**Data provided:**
'''

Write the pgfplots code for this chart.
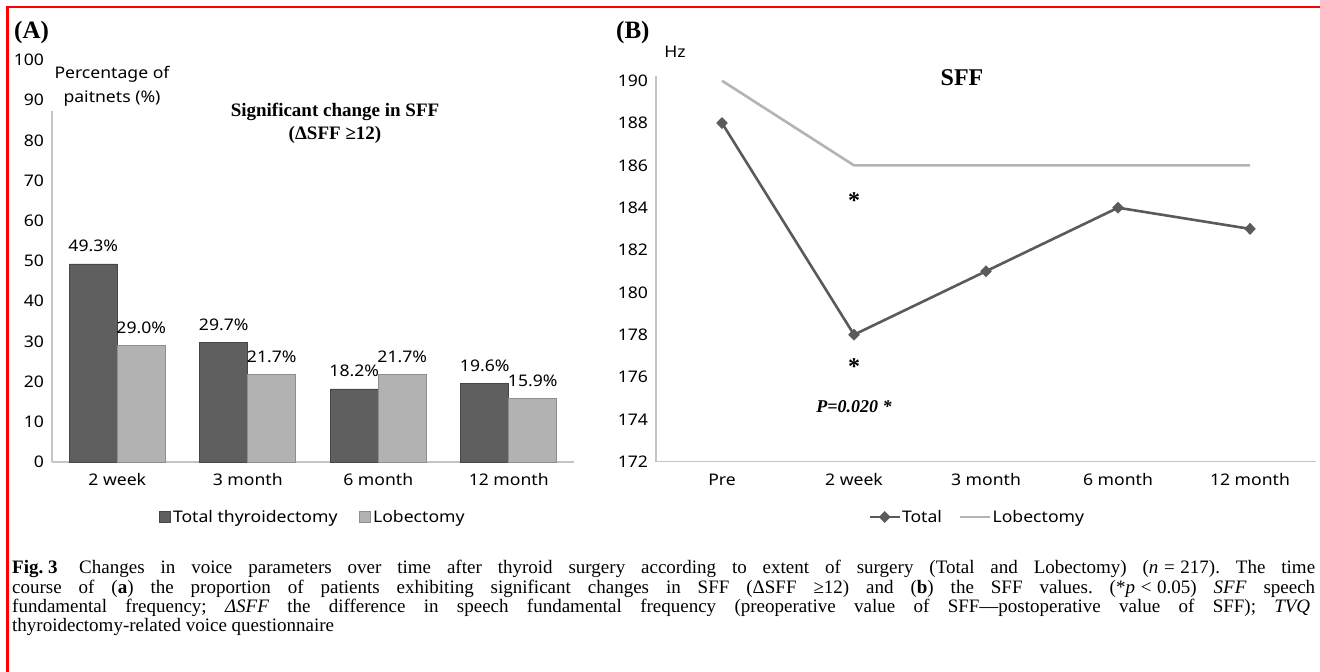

'''
'''

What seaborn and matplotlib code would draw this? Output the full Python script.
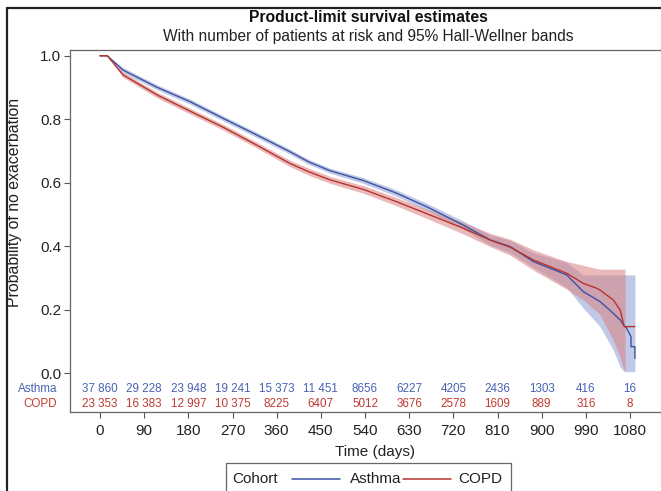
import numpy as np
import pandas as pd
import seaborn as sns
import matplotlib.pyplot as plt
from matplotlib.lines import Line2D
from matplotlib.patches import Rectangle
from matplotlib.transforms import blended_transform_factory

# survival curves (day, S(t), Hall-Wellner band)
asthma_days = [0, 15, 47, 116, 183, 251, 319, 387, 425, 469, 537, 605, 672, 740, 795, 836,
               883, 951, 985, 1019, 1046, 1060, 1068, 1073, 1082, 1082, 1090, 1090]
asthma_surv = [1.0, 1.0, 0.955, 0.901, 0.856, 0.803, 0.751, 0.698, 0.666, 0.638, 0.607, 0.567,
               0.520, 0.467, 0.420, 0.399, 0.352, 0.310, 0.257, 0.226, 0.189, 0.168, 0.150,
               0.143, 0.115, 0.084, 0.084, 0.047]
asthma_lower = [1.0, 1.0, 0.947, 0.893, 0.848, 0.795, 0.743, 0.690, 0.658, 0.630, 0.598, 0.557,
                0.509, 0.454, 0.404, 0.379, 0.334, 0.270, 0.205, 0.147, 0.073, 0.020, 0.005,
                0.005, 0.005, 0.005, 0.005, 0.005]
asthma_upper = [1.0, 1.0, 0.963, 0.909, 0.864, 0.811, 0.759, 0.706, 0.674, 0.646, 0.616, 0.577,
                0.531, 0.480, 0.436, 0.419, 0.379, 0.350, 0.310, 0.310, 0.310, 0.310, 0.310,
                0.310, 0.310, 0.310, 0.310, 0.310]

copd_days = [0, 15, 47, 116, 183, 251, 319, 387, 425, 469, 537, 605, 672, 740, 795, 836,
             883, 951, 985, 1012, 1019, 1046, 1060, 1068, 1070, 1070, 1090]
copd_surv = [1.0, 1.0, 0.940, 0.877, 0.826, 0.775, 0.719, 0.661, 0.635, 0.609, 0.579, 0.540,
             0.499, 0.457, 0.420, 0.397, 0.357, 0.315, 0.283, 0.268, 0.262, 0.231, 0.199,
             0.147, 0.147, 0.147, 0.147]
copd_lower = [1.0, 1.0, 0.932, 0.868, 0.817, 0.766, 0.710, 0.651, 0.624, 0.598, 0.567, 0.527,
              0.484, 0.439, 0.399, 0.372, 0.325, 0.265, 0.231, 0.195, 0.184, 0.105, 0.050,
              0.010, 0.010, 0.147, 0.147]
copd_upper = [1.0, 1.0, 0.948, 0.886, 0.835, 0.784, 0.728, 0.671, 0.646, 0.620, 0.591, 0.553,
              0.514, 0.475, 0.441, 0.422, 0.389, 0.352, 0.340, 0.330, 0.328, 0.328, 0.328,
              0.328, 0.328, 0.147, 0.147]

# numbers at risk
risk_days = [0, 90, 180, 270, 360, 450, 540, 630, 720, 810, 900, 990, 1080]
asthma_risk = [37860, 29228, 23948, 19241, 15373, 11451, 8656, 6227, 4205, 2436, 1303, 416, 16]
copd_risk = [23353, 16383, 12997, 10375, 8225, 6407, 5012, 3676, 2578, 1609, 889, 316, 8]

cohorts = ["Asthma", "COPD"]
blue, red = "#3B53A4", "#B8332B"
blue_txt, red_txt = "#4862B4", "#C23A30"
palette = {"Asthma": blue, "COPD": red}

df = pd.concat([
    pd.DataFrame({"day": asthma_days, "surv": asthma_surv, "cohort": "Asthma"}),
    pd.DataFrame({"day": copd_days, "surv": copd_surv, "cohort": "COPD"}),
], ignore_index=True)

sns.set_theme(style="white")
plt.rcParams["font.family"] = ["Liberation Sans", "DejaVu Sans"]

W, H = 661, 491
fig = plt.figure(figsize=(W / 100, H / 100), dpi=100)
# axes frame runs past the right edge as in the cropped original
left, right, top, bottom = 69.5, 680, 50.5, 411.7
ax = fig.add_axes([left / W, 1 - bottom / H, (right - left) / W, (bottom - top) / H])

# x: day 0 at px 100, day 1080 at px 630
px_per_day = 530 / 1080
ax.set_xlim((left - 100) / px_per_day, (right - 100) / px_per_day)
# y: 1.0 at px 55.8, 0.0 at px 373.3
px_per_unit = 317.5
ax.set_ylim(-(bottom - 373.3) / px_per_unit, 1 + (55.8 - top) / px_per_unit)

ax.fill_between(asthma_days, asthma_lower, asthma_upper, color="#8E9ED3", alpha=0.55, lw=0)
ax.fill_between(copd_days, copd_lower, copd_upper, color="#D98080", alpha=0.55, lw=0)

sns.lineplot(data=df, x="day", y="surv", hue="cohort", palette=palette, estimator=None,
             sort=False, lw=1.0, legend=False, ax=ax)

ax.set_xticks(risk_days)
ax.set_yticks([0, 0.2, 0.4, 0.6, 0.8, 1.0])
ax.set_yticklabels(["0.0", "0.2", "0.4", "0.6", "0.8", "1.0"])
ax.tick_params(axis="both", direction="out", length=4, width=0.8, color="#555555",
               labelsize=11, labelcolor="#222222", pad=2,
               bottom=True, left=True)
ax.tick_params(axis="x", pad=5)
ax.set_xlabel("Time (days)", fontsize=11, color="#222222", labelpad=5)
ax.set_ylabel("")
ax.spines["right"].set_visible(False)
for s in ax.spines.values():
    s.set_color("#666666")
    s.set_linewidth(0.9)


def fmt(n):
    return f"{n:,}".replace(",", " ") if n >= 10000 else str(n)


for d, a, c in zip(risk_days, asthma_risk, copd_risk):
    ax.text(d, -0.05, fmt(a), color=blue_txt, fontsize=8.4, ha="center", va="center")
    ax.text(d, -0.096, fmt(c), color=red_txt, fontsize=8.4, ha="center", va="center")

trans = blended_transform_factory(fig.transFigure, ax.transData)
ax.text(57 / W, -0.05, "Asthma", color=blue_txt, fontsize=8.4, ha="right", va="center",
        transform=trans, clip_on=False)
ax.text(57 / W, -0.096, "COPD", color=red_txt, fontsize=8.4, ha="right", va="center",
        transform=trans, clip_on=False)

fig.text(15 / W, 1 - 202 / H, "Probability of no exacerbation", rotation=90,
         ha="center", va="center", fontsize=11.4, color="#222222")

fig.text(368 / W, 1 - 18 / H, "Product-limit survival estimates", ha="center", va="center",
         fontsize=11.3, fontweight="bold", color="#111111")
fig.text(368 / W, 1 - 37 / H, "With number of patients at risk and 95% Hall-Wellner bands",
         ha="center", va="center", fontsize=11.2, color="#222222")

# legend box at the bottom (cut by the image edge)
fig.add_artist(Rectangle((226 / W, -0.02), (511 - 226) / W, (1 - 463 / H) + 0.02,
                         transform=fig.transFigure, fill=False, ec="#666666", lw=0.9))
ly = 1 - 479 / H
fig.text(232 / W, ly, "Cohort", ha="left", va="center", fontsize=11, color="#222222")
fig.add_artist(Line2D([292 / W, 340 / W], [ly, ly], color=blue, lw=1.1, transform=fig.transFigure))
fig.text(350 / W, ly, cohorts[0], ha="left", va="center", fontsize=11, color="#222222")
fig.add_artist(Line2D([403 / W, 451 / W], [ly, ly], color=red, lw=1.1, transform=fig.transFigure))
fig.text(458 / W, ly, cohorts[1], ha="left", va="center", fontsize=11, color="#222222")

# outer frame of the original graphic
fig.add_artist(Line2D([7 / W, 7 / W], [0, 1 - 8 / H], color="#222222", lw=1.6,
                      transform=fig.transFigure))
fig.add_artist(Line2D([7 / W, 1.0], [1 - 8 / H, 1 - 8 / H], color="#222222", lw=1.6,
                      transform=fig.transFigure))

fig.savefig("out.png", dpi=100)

'''
'''

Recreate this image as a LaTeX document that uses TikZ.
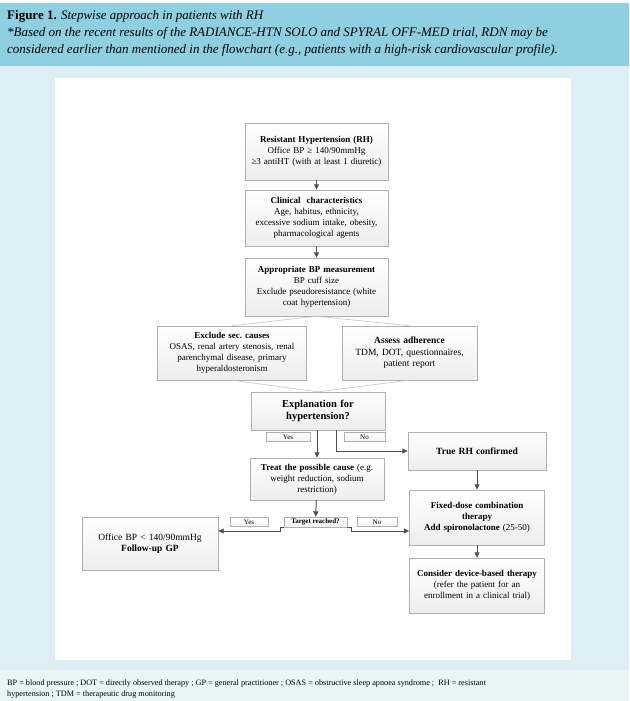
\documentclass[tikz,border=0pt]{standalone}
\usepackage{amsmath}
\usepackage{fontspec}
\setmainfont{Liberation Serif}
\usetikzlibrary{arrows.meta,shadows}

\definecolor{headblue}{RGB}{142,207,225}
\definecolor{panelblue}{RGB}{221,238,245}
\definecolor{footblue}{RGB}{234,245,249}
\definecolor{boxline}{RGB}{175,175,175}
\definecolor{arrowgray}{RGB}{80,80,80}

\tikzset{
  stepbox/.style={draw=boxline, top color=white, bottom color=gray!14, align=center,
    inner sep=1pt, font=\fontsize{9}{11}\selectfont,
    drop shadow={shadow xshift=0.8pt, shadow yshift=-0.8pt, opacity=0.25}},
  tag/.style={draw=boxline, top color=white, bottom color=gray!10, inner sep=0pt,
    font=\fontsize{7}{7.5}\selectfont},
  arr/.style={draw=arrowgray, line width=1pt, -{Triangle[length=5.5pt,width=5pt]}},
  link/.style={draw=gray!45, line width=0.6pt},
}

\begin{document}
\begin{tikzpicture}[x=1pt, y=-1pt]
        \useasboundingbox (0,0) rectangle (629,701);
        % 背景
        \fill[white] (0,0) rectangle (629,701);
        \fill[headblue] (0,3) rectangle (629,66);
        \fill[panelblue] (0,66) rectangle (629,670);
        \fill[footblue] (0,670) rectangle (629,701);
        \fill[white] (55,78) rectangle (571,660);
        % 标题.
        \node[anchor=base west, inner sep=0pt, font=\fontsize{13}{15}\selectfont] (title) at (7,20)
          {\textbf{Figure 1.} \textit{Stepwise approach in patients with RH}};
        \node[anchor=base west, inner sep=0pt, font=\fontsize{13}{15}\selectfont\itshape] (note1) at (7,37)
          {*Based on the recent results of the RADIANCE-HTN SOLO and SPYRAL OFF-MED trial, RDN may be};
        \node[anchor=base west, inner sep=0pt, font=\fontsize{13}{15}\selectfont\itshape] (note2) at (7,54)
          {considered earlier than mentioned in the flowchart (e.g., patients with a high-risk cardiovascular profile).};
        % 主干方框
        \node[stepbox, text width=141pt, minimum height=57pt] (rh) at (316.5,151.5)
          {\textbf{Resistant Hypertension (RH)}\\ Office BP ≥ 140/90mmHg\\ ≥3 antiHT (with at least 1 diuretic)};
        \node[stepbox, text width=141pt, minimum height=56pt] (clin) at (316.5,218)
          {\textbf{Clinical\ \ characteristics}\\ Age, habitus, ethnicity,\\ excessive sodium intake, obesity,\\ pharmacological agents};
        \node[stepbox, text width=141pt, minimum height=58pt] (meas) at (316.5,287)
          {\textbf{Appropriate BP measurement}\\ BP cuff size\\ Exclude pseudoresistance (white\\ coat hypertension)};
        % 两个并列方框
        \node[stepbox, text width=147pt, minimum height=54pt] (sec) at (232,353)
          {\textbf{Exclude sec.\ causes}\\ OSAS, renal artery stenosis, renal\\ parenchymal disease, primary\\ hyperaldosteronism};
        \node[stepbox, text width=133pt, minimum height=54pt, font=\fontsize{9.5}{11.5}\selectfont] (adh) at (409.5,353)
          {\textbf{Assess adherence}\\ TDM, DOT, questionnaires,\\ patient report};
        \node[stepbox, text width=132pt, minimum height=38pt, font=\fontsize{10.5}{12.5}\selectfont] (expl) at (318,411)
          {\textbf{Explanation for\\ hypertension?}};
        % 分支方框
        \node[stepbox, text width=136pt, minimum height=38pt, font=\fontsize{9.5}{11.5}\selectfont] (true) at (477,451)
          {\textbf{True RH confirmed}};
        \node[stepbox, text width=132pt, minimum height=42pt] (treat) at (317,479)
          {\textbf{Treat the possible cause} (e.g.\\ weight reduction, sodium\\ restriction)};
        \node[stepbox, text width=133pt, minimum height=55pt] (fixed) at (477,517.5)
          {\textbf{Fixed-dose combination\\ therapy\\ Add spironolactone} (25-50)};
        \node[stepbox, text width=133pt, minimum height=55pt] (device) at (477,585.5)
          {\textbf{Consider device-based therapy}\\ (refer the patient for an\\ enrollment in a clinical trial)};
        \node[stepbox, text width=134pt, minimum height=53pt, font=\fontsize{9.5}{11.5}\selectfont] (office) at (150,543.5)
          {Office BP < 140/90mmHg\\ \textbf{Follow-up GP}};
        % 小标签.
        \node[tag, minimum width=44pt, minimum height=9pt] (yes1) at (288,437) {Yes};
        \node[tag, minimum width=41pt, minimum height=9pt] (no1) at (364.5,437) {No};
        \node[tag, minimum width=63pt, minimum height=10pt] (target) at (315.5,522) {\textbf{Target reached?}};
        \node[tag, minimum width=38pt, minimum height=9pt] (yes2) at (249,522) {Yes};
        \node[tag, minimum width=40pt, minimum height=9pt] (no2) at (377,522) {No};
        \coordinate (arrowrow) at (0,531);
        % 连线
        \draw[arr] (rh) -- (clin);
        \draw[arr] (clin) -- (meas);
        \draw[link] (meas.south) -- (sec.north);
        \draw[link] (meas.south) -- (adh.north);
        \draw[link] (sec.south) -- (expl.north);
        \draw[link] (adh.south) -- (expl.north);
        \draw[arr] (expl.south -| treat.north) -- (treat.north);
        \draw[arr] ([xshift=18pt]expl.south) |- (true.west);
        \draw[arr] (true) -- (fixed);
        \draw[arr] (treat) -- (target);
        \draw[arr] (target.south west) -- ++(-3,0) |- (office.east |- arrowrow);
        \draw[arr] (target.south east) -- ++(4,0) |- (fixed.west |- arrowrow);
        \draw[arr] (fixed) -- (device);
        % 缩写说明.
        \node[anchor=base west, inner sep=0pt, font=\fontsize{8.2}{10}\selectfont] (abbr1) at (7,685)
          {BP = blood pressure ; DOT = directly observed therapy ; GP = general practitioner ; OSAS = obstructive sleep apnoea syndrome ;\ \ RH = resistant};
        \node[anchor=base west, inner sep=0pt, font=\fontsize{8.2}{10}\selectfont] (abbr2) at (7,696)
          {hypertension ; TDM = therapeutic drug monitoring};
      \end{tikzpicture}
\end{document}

'''

**What the task requires:**
What's needed is an exact copy of the records above from the line containing "What seaborn and" down to the line containing "0.310, 0.310, 0.310, 0.310, 0.310]", both included, without any pictures.

**Worked answer:**
What seaborn and matplotlib code would draw this? Output the full Python script.
import numpy as np
import pandas as pd
import seaborn as sns
import matplotlib.pyplot as plt
from matplotlib.lines import Line2D
from matplotlib.patches import Rectangle
from matplotlib.transforms import blended_transform_factory

# survival curves (day, S(t), Hall-Wellner band)
asthma_days = [0, 15, 47, 116, 183, 251, 319, 387, 425, 469, 537, 605, 672, 740, 795, 836,
               883, 951, 985, 1019, 1046, 1060, 1068, 1073, 1082, 1082, 1090, 1090]
asthma_surv = [1.0, 1.0, 0.955, 0.901, 0.856, 0.803, 0.751, 0.698, 0.666, 0.638, 0.607, 0.567,
               0.520, 0.467, 0.420, 0.399, 0.352, 0.310, 0.257, 0.226, 0.189, 0.168, 0.150,
               0.143, 0.115, 0.084, 0.084, 0.047]
asthma_lower = [1.0, 1.0, 0.947, 0.893, 0.848, 0.795, 0.743, 0.690, 0.658, 0.630, 0.598, 0.557,
                0.509, 0.454, 0.404, 0.379, 0.334, 0.270, 0.205, 0.147, 0.073, 0.020, 0.005,
                0.005, 0.005, 0.005, 0.005, 0.005]
asthma_upper = [1.0, 1.0, 0.963, 0.909, 0.864, 0.811, 0.759, 0.706, 0.674, 0.646, 0.616, 0.577,
                0.531, 0.480, 0.436, 0.419, 0.379, 0.350, 0.310, 0.310, 0.310, 0.310, 0.310,
                0.310, 0.310, 0.310, 0.310, 0.310]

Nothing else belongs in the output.